The Serpent block cipher was one of the 5 finalists in the AES competition, and is widely thought to be the most secure of them due to its conservative design. It was also considered the slowest candidate, which is one major reason it did not win the AES contest. However, it turns out that on modern machines one can use SIMD operations to implement Serpent at speeds quite close to AES.

Serpent uses an interesting bitsliced design with eight 4 bit sboxes which are computed in parallel using boolean operations on registers. Rather than splitting up the 32 bit words into nibbles and passing them through table lookups, a special instruction sequence is used which performs the same operation using only instructions like AND, OR, XOR, and NOT. Typically these are done using 32 bit register operations, but it was recently suggested that SIMD operations such as those available in SSE2 or AltiVec could be used to encrypt 4 blocks in parallel.

Most cipher modes, such as CBC and OFB, are iterative; after splitting the plaintext into blocks, the input to the second block depends on the previously computed ciphertexts. This data dependency means it is impossible to use a block-parallel implementation in these modes. However some other modes, including CTR, EAX, and XTS, do not exhibit this data dependency, and allow for many blocks to be encrypted in parallel. So being able to compute many encryptions in parallel is only useful for these modes. Fortunately, CTR, EAX, and XTS are very useful, unpatented, and (in the case of CTR and XTS) widely standardized modes.

Recently I implemented Serpent using SSE2 intrinsics in the botan cryptography library. While not quite as fast as AES, it easily boosts Serpents performance by a factor of over 2.5 on an Intel Core2 processor.

Up until now, botan has used a rather conventional block cipher interface where only a single block of data (typically 64 or 128 bits) would be encrypted at a time; processing multiple blocks required calling the function multiple times, one for each block.
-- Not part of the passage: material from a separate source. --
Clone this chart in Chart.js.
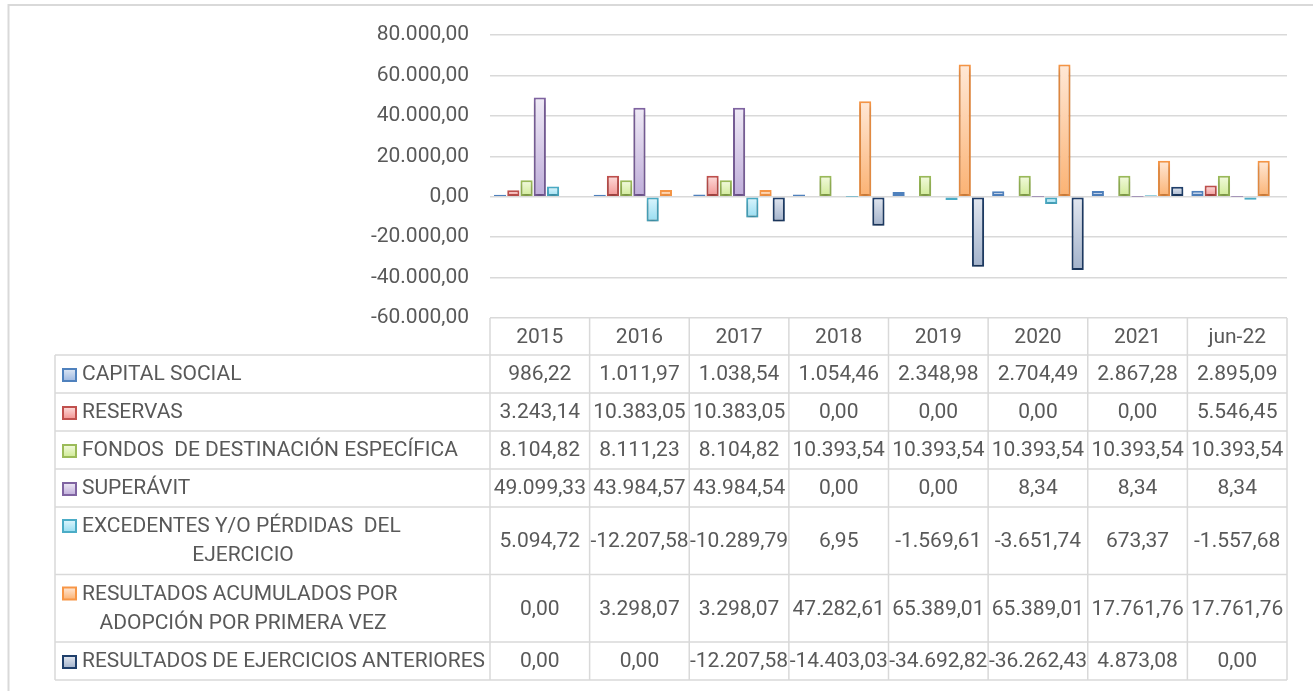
<!DOCTYPE html>
<html>
<head>
<meta charset="utf-8">
<script src="https://cdn.jsdelivr.net/npm/chart.js@4/dist/chart.umd.min.js"></script>
<style>
  html, body { margin: 0; padding: 0; background: #fff; }
  canvas { display: block; }
</style>
</head>
<body>
<canvas id="patrimonioChart" width="1313" height="691"></canvas>
<script>
const categories = ['2015', '2016', '2017', '2018', '2019', '2020', '2021', 'jun-22'];
const capitalSocial = [986.22, 1011.97, 1038.54, 1054.46, 2348.98, 2704.49, 2867.28, 2895.09];
const reservas = [3243.14, 10383.05, 10383.05, 0, 0, 0, 0, 5546.45];
const fondosDestinacion = [8104.82, 8111.23, 8104.82, 10393.54, 10393.54, 10393.54, 10393.54, 10393.54];
const superavit = [49099.33, 43984.57, 43984.54, 0, 0, 8.34, 8.34, 8.34];
const excedentesPerdidas = [5094.72, -12207.58, -10289.79, 6.95, -1569.61, -3651.74, 673.37, -1557.68];
const resultadosAdopcion = [0, 3298.07, 3298.07, 47282.61, 65389.01, 65389.01, 17761.76, 17761.76];
const resultadosAnteriores = [0, 0, -12207.58, -14403.03, -34692.82, -36262.43, 4873.08, 0];
const yTicks = [-60000, -40000, -20000, 0, 20000, 40000, 60000, 80000];

// series labels, as wrapped in the data table
const seriesLabels = [
  ['CAPITAL SOCIAL'],
  ['RESERVAS'],
  ['FONDOS  DE DESTINACIÓN ESPECÍFICA'],
  ['SUPERÁVIT'],
  ['EXCEDENTES Y/O PÉRDIDAS  DEL', 'EJERCICIO'],
  ['RESULTADOS ACUMULADOS POR', 'ADOPCIÓN POR PRIMERA VEZ'],
  ['RESULTADOS DE EJERCICIOS ANTERIORES']
];

// border, light (top) and dark (bottom) gradient colours per series
const palette = [
  { border: '#4F81BD', light: '#DCE6F4', dark: '#9DB8E0' },
  { border: '#C0504D', light: '#FDDCDB', dark: '#F29391' },
  { border: '#9BBB59', light: '#F3FADF', dark: '#CFEA95' },
  { border: '#8064A2', light: '#EFEAF6', dark: '#BFADDA' },
  { border: '#4BACC6', light: '#DEF6FD', dark: '#97DDF1' },
  { border: '#F79646', light: '#FFE8D6', dark: '#FBB273' },
  { border: '#1F3F6B', light: '#E2E7F0', dark: '#A2B2CB' }
];

const seriesValues = [capitalSocial, reservas, fondosDestinacion, superavit,
  excedentesPerdidas, resultadosAdopcion, resultadosAnteriores];

const FONT = 'Roboto';
const TEXT = '#595959';
const LINE = '#D9D9D9';

// 1.234,56 style numbers
function fmt(v) {
  const neg = v < 0;
  let [i, d] = Math.abs(v).toFixed(2).split('.');
  i = i.replace(/\B(?=(\d{3})+(?!\d))/g, '.');
  return (neg ? '-' : '') + i + ',' + d;
}

function barFill(idx) {
  const c = palette[idx];
  return (context) => {
    const chart = context.chart;
    if (!chart.chartArea || context.dataIndex === undefined) return c.dark;
    const v = seriesValues[idx][context.dataIndex];
    const y = chart.scales.y;
    const top = y.getPixelForValue(Math.max(v, 0));
    const bot = y.getPixelForValue(Math.min(v, 0));
    if (bot - top < 2) return c.dark;
    const g = chart.ctx.createLinearGradient(0, top, 0, bot);
    g.addColorStop(0, c.light);
    g.addColorStop(1, c.dark);
    return g;
  };
}

// soft shadow under the bars
const shadowPlugin = {
  id: 'barShadow',
  beforeDatasetsDraw(chart) {
    const ctx = chart.ctx;
    ctx.save();
    ctx.shadowColor = 'rgba(0,0,0,0.28)';
    ctx.shadowBlur = 5;
    ctx.shadowOffsetY = 3;
  },
  afterDatasetsDraw(chart) {
    chart.ctx.restore();
  }
};

// data table below the plot + outer frame
const tablePlugin = {
  id: 'dataTable',
  afterDraw(chart) {
    const ctx = chart.ctx;
    const area = chart.chartArea;
    const xs = chart.scales.x;
    const colW = (area.right - area.left) / categories.length;
    const tableLeft = 55;
    const headerTop = area.bottom;
    const headerBottom = 355;
    const rowHeights = seriesLabels.map(l => l.length > 1 ? 67.5 : 38);

    ctx.save();

    // outer chart frame
    ctx.strokeStyle = LINE;
    ctx.lineWidth = 2;
    ctx.beginPath();
    ctx.moveTo(8.5, 691);
    ctx.lineTo(8.5, 5);
    ctx.lineTo(1313, 5);
    ctx.stroke();

    // grid lines of the table
    ctx.lineWidth = 1.5;
    ctx.strokeStyle = LINE;
    let y = headerBottom;
    const rowTops = [];
    rowHeights.forEach(h => { rowTops.push(y); y += h; });
    const tableBottom = y;

    ctx.beginPath();
    [headerBottom, ...rowTops.slice(1), tableBottom].forEach(yy => {
      ctx.moveTo(tableLeft, yy);
      ctx.lineTo(area.right, yy);
    });
    for (let i = 0; i <= categories.length; i++) {
      const x = area.left + i * colW;
      ctx.moveTo(x, headerTop);
      ctx.lineTo(x, tableBottom);
    }
    ctx.moveTo(tableLeft, headerBottom);
    ctx.lineTo(tableLeft, tableBottom);
    ctx.stroke();

    ctx.font = '21px ' + FONT;
    ctx.fillStyle = TEXT;
    ctx.textBaseline = 'middle';

    // header: categories
    ctx.textAlign = 'center';
    categories.forEach((c, i) => {
      ctx.fillText(c, xs.getPixelForValue(i), (headerTop + headerBottom) / 2 + 1);
    });

    // rows
    seriesLabels.forEach((lines, r) => {
      const top = rowTops[r];
      const h = rowHeights[r];
      const mid = top + h / 2 + 1;
      const c = palette[r];

      // legend key
      const ky = lines.length > 1 ? top + 19 : mid;
      const g = ctx.createLinearGradient(0, ky - 6, 0, ky + 6);
      g.addColorStop(0, c.light);
      g.addColorStop(1, c.dark);
      ctx.fillStyle = g;
      ctx.fillRect(63, ky - 6, 13, 12);
      ctx.strokeStyle = c.border;
      ctx.lineWidth = 2;
      ctx.strokeRect(63, ky - 6, 13, 12);

      ctx.fillStyle = TEXT;
      if (lines.length === 1) {
        ctx.textAlign = 'left';
        ctx.fillText(lines[0], 82, mid, 403);
      } else {
        ctx.textAlign = 'left';
        ctx.fillText(lines[0], 82, top + 20, 403);
        ctx.textAlign = 'center';
        ctx.fillText(lines[1], 243, top + 49);
      }

      ctx.textAlign = 'center';
      seriesValues[r].forEach((v, i) => {
        ctx.fillText(fmt(v), xs.getPixelForValue(i), mid);
      });
    });

    ctx.restore();
  }
};

const datasets = seriesLabels.map((lines, i) => ({
  label: lines.join(' '),
  data: seriesValues[i],
  backgroundColor: barFill(i),
  borderColor: palette[i].border,
  borderWidth: 2,
  borderSkipped: false,
  categoryPercentage: 0.93,
  barPercentage: 0.92
}));

new Chart(document.getElementById('patrimonioChart'), {
  type: 'bar',
  data: { labels: categories, datasets },
  options: {
    responsive: false,
    devicePixelRatio: 1,
    animation: false,
    layout: { padding: { left: 0, top: 35, right: 26, bottom: 373 } },
    plugins: {
      legend: { display: false },
      tooltip: { enabled: false }
    },
    scales: {
      x: { display: false },
      y: {
        min: yTicks[0],
        max: yTicks[yTicks.length - 1],
        afterFit: (scale) => { scale.width = 490; },
        afterBuildTicks: (scale) => { scale.ticks = yTicks.map(v => ({ value: v })); },
        border: { display: false },
        grid: { color: LINE, lineWidth: 1.5, drawTicks: false },
        ticks: {
          color: TEXT,
          padding: 21,
          font: { family: FONT, size: 21 },
          callback: (v) => fmt(v)
        }
      }
    }
  },
  plugins: [shadowPlugin, tablePlugin]
});
</script>
</body>
</html>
However this completely hides any parallelism from the block cipher implementation. So in the upcoming development release (1.9.0), botan offers two new interfaces for block ciphers:

void encrypt_n(const byte in[], byte out[], u32bit blocks) const;
void decrypt_n(const byte in[], byte out[], u32bit blocks) const;

which will process many blocks in a single call. In addition some mode implementations (at this time, ECB and CTR) will batch their inputs into larger groups. This will not only allow for parallel encryption using SIMD techniques, it also improves instruction and data cache utilization for all ciphers. Right now, the modes will batch 8 blocks of data together; it is unclear if this is sufficient for the best performance, but in any case is easy to modify by changing a macro value in build.h.
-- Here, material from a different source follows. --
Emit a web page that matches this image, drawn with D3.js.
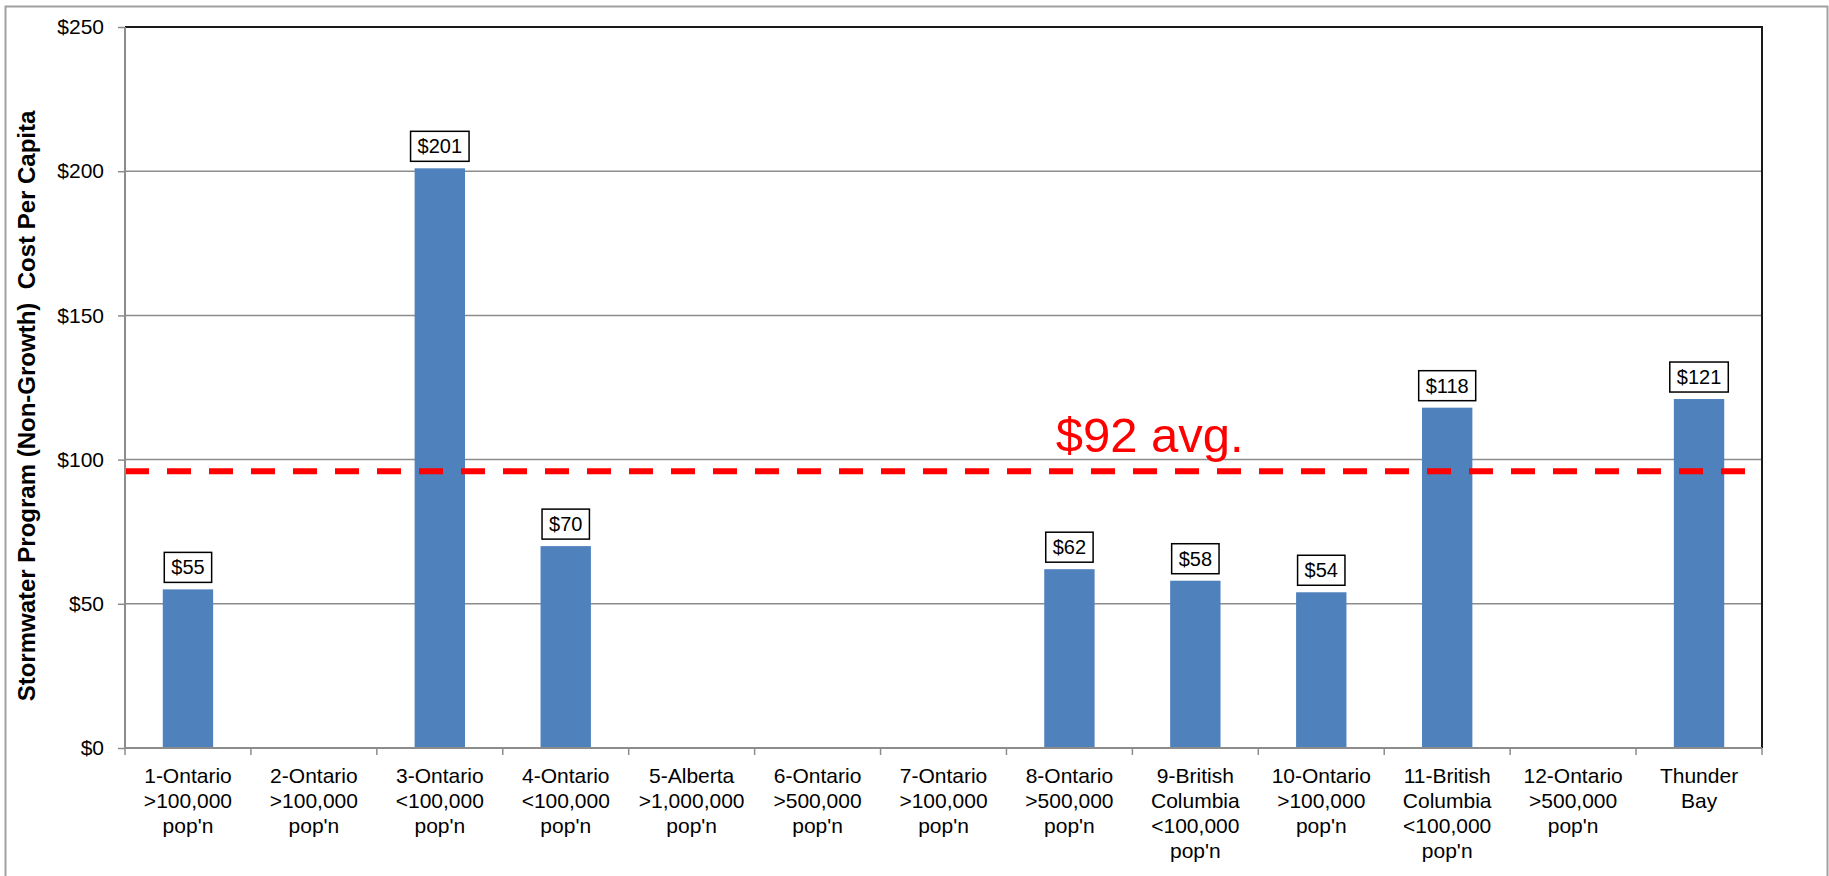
<!DOCTYPE html>
<html>
  <meta charset="utf-8" />
  <script src="https://d3js.org/d3.v7.min.js"></script>
  <style>
    body { margin: 0; background: #fff; }
    text { font-family: "Liberation Sans", Arial, sans-serif; fill: #000; }
  </style>
  <body>
    <svg id="chart" width="1829" height="876"></svg>
    <script>
      // Data
      var categories = [
        "1-Ontario|>100,000|pop'n",
        "2-Ontario|>100,000|pop'n",
        "3-Ontario|<100,000|pop'n",
        "4-Ontario|<100,000|pop'n",
        "5-Alberta|>1,000,000|pop'n",
        "6-Ontario|>500,000|pop'n",
        "7-Ontario|>100,000|pop'n",
        "8-Ontario|>500,000|pop'n",
        "9-British|Columbia|<100,000|pop'n",
        "10-Ontario|>100,000|pop'n",
        "11-British|Columbia|<100,000|pop'n",
        "12-Ontario|>500,000|pop'n",
        "Thunder|Bay"
      ]
      var costs = [55, 0, 201, 70, 0, 0, 0, 62, 58, 54, 118, 0, 121]
      var yTicks = [0, 50, 100, 150, 200, 250]
      var avgLineValue = 96
      var avgLabel = "$92 avg."
      var yTitle = "Stormwater Program (Non-Growth)  Cost Per Capita"

      var svg = d3.select("#chart"),
        width = +svg.attr("width"),
        height = +svg.attr("height")

      var margin = { top: 27, right: 67, bottom: 128, left: 125 }
      var w = width - margin.left - margin.right,
        h = height - margin.top - margin.bottom

      // outer chart border
      svg.append("rect")
        .attr("x", 5.5).attr("y", 6.5)
        .attr("width", width - 7).attr("height", height + 10)
        .attr("fill", "none").attr("stroke", "#a0a0a0").attr("stroke-width", 2)

      var g = svg.append("g").attr("transform", "translate(" + margin.left + "," + margin.top + ")")

      var x = d3.scaleBand().domain(categories).range([0, w]).paddingInner(0.6).paddingOuter(0.3)
      var y = d3.scaleLinear().domain([0, 250]).range([h, 0])
      var step = x.step()

      // gridlines
      g.selectAll(".grid")
        .data(yTicks.filter(function(d) { return d > 0 && d < 250 }))
        .enter().append("line")
        .attr("x1", 0).attr("x2", w)
        .attr("y1", function(d) { return y(d) }).attr("y2", function(d) { return y(d) })
        .attr("stroke", "#8c8c8c").attr("stroke-width", 1.5)

      // plot border top / right
      g.append("path")
        .attr("d", "M0," + y(250) + "H" + w + "V" + h)
        .attr("fill", "none").attr("stroke", "#1a1a1a").attr("stroke-width", 2)

      // bars
      g.selectAll(".bar")
        .data(categories)
        .enter().append("rect")
        .attr("x", function(d) { return x(d) })
        .attr("width", x.bandwidth())
        .attr("y", function(d, i) { return y(costs[i]) })
        .attr("height", function(d, i) { return h - y(costs[i]) })
        .attr("fill", "#4f81bd")

      // average line
      g.append("line")
        .attr("x1", 0).attr("x2", w)
        .attr("y1", y(avgLineValue)).attr("y2", y(avgLineValue))
        .attr("stroke", "#ff0000").attr("stroke-width", 6)
        .attr("stroke-dasharray", "24,18")

      g.append("text")
        .attr("x", w * 0.626)
        .attr("y", y(avgLineValue) - 19)
        .attr("text-anchor", "middle")
        .style("font-size", "49px")
        .style("fill", "#ff0000")
        .text(avgLabel)

      // data labels in boxes
      var labels = g.selectAll(".lbl")
        .data(categories.filter(function(d, i) { return costs[i] > 0 }))
        .enter().append("g")
        .attr("transform", function(d) {
          var v = costs[categories.indexOf(d)]
          return "translate(" + (x(d) + x.bandwidth() / 2) + "," + (y(v) - 7) + ")"
        })
      labels.append("rect").attr("class", "box")
      labels.append("text")
        .attr("text-anchor", "middle")
        .attr("y", -8)
        .style("font-size", "20px")
        .text(function(d) { return "$" + costs[categories.indexOf(d)] })
      labels.each(function() {
        var t = d3.select(this).select("text"),
          tw = t.node().getComputedTextLength() + 14
        d3.select(this).select("rect")
          .attr("x", -tw / 2).attr("y", -30)
          .attr("width", tw).attr("height", 30)
          .attr("fill", "#fff").attr("stroke", "#000").attr("stroke-width", 1.5)
      })

      // y axis
      var yAxis = g.append("g")
        .call(d3.axisLeft(y).tickValues(yTicks).tickSize(7).tickPadding(14)
          .tickFormat(function(d) { return "$" + d }))
      yAxis.selectAll("text").style("font-size", "21px")
      yAxis.selectAll("line").attr("stroke", "#8c8c8c").attr("stroke-width", 1.5)
      yAxis.select(".domain").attr("stroke", "#8c8c8c").attr("stroke-width", 2)
        .attr("d", "M0," + y(250) + "V" + h)

      // x axis with ticks at category boundaries
      g.append("line")
        .attr("x1", 0).attr("x2", w).attr("y1", h).attr("y2", h)
        .attr("stroke", "#8c8c8c").attr("stroke-width", 2)
      var bounds = categories.map(function(d) { return x(d) - step * 0.3 }).concat([w])
      g.selectAll(".xtick")
        .data(bounds)
        .enter().append("line")
        .attr("x1", function(d) { return d }).attr("x2", function(d) { return d })
        .attr("y1", h).attr("y2", h + 7)
        .attr("stroke", "#8c8c8c").attr("stroke-width", 1.5)

      var xl = g.selectAll(".xlabel")
        .data(categories)
        .enter().append("text")
        .attr("text-anchor", "middle")
        .attr("transform", function(d) { return "translate(" + (x(d) + x.bandwidth() / 2) + "," + (h + 35) + ")" })
        .style("font-size", "21px")
      xl.selectAll("tspan")
        .data(function(d) { return d.split("|") })
        .enter().append("tspan")
        .attr("x", 0)
        .attr("y", function(d, i) { return i * 25 })
        .text(function(d) { return d })

      // y title
      svg.append("text")
        .attr("transform", "translate(35," + 406 + ") rotate(-90)")
        .attr("text-anchor", "middle")
        .style("font-size", "24px")
        .style("font-weight", "bold")
        .style("white-space", "pre")
        .text(yTitle)
    </script>
  </body>
</html>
On a 2.4 GHz Intel Core2 with GNU C++ 4.3.3, I got these results:

Algorithm 1.8.6 1.9.2 Speedup
Serpent/ECB 42.1 113.5 2.7
Serpent/CTR 39.7 100.8 2.5
AES-128/ECB 112.7 134.4 1.2
AES-128/CTR 99.1 114.1 1.15

The AES speedups nicely demonstrate that even without any explicit SIMD operations, the improved cache utilization can make a pretty big difference.
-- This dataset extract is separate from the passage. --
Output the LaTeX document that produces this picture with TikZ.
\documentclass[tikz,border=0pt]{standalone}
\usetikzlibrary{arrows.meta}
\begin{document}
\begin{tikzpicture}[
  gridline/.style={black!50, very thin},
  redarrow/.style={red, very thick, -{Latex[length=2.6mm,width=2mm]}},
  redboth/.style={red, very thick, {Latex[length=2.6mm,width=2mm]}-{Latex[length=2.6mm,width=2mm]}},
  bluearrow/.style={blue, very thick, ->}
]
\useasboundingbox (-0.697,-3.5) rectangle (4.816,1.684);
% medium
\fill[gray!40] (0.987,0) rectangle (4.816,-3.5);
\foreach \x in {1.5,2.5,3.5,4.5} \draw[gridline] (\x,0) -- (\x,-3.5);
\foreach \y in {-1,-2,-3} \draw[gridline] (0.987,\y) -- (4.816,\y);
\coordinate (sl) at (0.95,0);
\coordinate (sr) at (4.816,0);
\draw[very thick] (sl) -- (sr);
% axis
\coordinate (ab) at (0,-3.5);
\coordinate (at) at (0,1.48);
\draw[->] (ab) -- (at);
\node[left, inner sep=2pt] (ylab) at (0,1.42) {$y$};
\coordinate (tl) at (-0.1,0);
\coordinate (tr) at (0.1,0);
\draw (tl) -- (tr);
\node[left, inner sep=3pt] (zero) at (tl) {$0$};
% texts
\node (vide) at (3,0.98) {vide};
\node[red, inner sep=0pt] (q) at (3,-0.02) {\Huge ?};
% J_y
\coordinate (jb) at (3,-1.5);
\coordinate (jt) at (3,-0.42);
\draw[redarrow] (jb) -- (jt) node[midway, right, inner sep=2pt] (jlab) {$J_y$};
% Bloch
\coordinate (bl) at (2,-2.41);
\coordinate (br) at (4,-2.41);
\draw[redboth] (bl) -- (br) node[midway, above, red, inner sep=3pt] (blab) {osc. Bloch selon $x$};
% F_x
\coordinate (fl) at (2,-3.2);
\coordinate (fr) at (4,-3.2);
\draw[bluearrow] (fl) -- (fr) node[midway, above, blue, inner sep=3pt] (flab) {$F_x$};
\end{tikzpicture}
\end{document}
I also experimented with performing 8 Serpent block operations in parallel, by interleaving two 4-wide SIMD encryptions. This reduced the number of key variable loads, as well as offering the processor much more in the way of independent computations for hot hot superscalar action. On my Core2, this pushed Serpent's performance north of 160 MiB/s in CTR mode, which is pretty impressive considering that is right about the speed of OpenSSL's AES-128 implementation on the same platform. However this variant seems slower on anything but a Core2; tests on an Opteron showed it to be somewhat slower than 4-way SIMD, and it is highly likely that it would also be much slower on 32-bit x86 processors due to excessive register pressure.

AltiVec looks to be an even more promising platform for multiblock Serpent encryption, as it includes native rotation instructions, which in SSE2 must be emulated using two shifts and an OR. It is very likely the Cell processors SIMD units could also implement Serpent in a SIMD mode. Considering the Cell SPE contains 128 SIMD registers, it might even be feasible to implement a variant suggested by Wei Dai of encrypting 128 blocks in parallel without suffering an excessive number of register spills.

2009-10-20 addendum: On an Intel Atom N270, this SSE2 implementation of Serpent is over twice as fast as OpenSSL's assembly implementation of AES-128.